[TASK REQUIREMENTS]
Reproduce this listing in full.

[DATASET EXCERPT]
——————————

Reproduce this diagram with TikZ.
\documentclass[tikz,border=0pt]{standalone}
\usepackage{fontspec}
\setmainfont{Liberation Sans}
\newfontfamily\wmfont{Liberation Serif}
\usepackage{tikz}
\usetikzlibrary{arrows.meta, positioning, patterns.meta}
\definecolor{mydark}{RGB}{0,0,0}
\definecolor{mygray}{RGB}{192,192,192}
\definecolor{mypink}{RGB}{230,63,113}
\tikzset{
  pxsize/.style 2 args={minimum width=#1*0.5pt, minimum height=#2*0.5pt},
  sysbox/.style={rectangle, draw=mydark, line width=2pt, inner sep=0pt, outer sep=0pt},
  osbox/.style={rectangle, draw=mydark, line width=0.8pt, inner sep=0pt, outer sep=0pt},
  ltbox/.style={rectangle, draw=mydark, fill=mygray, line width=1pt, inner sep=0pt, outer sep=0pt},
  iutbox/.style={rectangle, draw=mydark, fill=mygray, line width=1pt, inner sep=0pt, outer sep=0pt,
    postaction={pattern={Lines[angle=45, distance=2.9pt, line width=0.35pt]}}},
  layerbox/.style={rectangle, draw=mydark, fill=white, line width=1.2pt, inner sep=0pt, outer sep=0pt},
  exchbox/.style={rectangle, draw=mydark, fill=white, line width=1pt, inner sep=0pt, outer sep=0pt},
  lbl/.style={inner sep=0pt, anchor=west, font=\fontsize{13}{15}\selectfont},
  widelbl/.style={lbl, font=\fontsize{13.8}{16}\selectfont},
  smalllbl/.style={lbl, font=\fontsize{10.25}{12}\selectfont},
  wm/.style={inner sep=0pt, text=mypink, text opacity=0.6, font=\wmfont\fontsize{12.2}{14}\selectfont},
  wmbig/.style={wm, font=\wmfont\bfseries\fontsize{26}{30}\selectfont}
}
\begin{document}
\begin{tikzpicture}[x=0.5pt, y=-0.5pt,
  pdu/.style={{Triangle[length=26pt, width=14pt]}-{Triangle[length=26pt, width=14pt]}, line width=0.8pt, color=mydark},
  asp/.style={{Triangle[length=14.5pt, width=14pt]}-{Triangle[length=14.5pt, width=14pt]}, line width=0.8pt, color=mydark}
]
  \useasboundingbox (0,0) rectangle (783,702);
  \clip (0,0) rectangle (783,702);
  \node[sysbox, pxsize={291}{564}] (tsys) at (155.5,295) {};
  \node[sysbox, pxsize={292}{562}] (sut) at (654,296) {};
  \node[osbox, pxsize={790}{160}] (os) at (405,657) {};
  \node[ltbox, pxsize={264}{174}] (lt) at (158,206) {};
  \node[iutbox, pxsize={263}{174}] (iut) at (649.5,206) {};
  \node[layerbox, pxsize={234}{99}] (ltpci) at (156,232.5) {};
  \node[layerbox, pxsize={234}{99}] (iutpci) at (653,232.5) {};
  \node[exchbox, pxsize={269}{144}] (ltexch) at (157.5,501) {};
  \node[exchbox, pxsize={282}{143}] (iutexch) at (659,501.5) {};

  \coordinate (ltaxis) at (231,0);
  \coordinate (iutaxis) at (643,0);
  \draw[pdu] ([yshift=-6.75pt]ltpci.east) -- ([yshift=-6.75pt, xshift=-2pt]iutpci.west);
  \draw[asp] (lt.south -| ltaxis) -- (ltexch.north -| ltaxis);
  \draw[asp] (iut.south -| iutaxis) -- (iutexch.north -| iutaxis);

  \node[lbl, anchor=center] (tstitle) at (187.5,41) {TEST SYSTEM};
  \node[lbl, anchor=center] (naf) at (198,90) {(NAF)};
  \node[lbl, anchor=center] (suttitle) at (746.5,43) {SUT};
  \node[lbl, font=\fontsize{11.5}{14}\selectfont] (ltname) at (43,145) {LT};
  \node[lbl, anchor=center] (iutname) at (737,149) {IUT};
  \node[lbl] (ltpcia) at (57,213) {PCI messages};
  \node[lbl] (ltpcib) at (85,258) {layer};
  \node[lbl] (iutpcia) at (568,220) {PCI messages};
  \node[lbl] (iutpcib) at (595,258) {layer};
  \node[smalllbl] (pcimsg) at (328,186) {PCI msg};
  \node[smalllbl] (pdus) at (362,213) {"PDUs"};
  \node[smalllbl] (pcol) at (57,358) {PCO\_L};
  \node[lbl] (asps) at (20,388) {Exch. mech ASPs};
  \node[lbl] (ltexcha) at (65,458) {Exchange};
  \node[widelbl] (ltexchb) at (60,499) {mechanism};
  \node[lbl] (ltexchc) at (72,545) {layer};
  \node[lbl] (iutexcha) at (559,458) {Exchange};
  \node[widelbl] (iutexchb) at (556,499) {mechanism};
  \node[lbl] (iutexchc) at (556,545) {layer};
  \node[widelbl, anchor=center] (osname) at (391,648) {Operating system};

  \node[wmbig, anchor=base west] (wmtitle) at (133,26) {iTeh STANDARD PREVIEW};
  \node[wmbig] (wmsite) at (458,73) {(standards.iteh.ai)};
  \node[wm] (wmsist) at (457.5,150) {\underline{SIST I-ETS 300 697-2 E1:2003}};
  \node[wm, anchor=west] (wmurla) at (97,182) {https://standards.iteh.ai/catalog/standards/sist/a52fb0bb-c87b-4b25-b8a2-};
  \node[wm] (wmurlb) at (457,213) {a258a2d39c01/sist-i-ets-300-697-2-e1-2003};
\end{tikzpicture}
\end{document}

——————————

[SOLVED PROBLEM]
Reproduce this diagram with TikZ.
\documentclass[tikz,border=0pt]{standalone}
\usepackage{fontspec}
\setmainfont{Liberation Sans}
\newfontfamily\wmfont{Liberation Serif}
\usepackage{tikz}
\usetikzlibrary{arrows.meta, positioning, patterns.meta}
\definecolor{mydark}{RGB}{0,0,0}
\definecolor{mygray}{RGB}{192,192,192}
\definecolor{mypink}{RGB}{230,63,113}
\tikzset{
  pxsize/.style 2 args={minimum width=#1*0.5pt, minimum height=#2*0.5pt},
  sysbox/.style={rectangle, draw=mydark, line width=2pt, inner sep=0pt, outer sep=0pt},
  osbox/.style={rectangle, draw=mydark, line width=0.8pt, inner sep=0pt, outer sep=0pt},
  ltbox/.style={rectangle, draw=mydark, fill=mygray, line width=1pt, inner sep=0pt, outer sep=0pt},
  iutbox/.style={rectangle, draw=mydark, fill=mygray, line width=1pt, inner sep=0pt, outer sep=0pt,
    postaction={pattern={Lines[angle=45, distance=2.9pt, line width=0.35pt]}}},
  layerbox/.style={rectangle, draw=mydark, fill=white, line width=1.2pt, inner sep=0pt, outer sep=0pt},
  exchbox/.style={rectangle, draw=mydark, fill=white, line width=1pt, inner sep=0pt, outer sep=0pt},
  lbl/.style={inner sep=0pt, anchor=west, font=\fontsize{13}{15}\selectfont},
  widelbl/.style={lbl, font=\fontsize{13.8}{16}\selectfont},
  smalllbl/.style={lbl, font=\fontsize{10.25}{12}\selectfont},
  wm/.style={inner sep=0pt, text=mypink, text opacity=0.6, font=\wmfont\fontsize{12.2}{14}\selectfont},
  wmbig/.style={wm, font=\wmfont\bfseries\fontsize{26}{30}\selectfont}
}
\begin{document}
\begin{tikzpicture}[x=0.5pt, y=-0.5pt,
  pdu/.style={{Triangle[length=26pt, width=14pt]}-{Triangle[length=26pt, width=14pt]}, line width=0.8pt, color=mydark},
  asp/.style={{Triangle[length=14.5pt, width=14pt]}-{Triangle[length=14.5pt, width=14pt]}, line width=0.8pt, color=mydark}
]
  \useasboundingbox (0,0) rectangle (783,702);
  \clip (0,0) rectangle (783,702);
  \node[sysbox, pxsize={291}{564}] (tsys) at (155.5,295) {};
  \node[sysbox, pxsize={292}{562}] (sut) at (654,296) {};
  \node[osbox, pxsize={790}{160}] (os) at (405,657) {};
  \node[ltbox, pxsize={264}{174}] (lt) at (158,206) {};
  \node[iutbox, pxsize={263}{174}] (iut) at (649.5,206) {};
  \node[layerbox, pxsize={234}{99}] (ltpci) at (156,232.5) {};
  \node[layerbox, pxsize={234}{99}] (iutpci) at (653,232.5) {};
  \node[exchbox, pxsize={269}{144}] (ltexch) at (157.5,501) {};
  \node[exchbox, pxsize={282}{143}] (iutexch) at (659,501.5) {};

  \coordinate (ltaxis) at (231,0);
  \coordinate (iutaxis) at (643,0);
  \draw[pdu] ([yshift=-6.75pt]ltpci.east) -- ([yshift=-6.75pt, xshift=-2pt]iutpci.west);
  \draw[asp] (lt.south -| ltaxis) -- (ltexch.north -| ltaxis);
  \draw[asp] (iut.south -| iutaxis) -- (iutexch.north -| iutaxis);

  \node[lbl, anchor=center] (tstitle) at (187.5,41) {TEST SYSTEM};
  \node[lbl, anchor=center] (naf) at (198,90) {(NAF)};
  \node[lbl, anchor=center] (suttitle) at (746.5,43) {SUT};
  \node[lbl, font=\fontsize{11.5}{14}\selectfont] (ltname) at (43,145) {LT};
  \node[lbl, anchor=center] (iutname) at (737,149) {IUT};
  \node[lbl] (ltpcia) at (57,213) {PCI messages};
  \node[lbl] (ltpcib) at (85,258) {layer};
  \node[lbl] (iutpcia) at (568,220) {PCI messages};
  \node[lbl] (iutpcib) at (595,258) {layer};
  \node[smalllbl] (pcimsg) at (328,186) {PCI msg};
  \node[smalllbl] (pdus) at (362,213) {"PDUs"};
  \node[smalllbl] (pcol) at (57,358) {PCO\_L};
  \node[lbl] (asps) at (20,388) {Exch. mech ASPs};
  \node[lbl] (ltexcha) at (65,458) {Exchange};
  \node[widelbl] (ltexchb) at (60,499) {mechanism};
  \node[lbl] (ltexchc) at (72,545) {layer};
  \node[lbl] (iutexcha) at (559,458) {Exchange};
  \node[widelbl] (iutexchb) at (556,499) {mechanism};
  \node[lbl] (iutexchc) at (556,545) {layer};
  \node[widelbl, anchor=center] (osname) at (391,648) {Operating system};

  \node[wmbig, anchor=base west] (wmtitle) at (133,26) {iTeh STANDARD PREVIEW};
  \node[wmbig] (wmsite) at (458,73) {(standards.iteh.ai)};
  \node[wm] (wmsist) at (457.5,150) {\underline{SIST I-ETS 300 697-2 E1:2003}};
  \node[wm, anchor=west] (wmurla) at (97,182) {https://standards.iteh.ai/catalog/standards/sist/a52fb0bb-c87b-4b25-b8a2-};
  \node[wm] (wmurlb) at (457,213) {a258a2d39c01/sist-i-ets-300-697-2-e1-2003};
\end{tikzpicture}
\end{document}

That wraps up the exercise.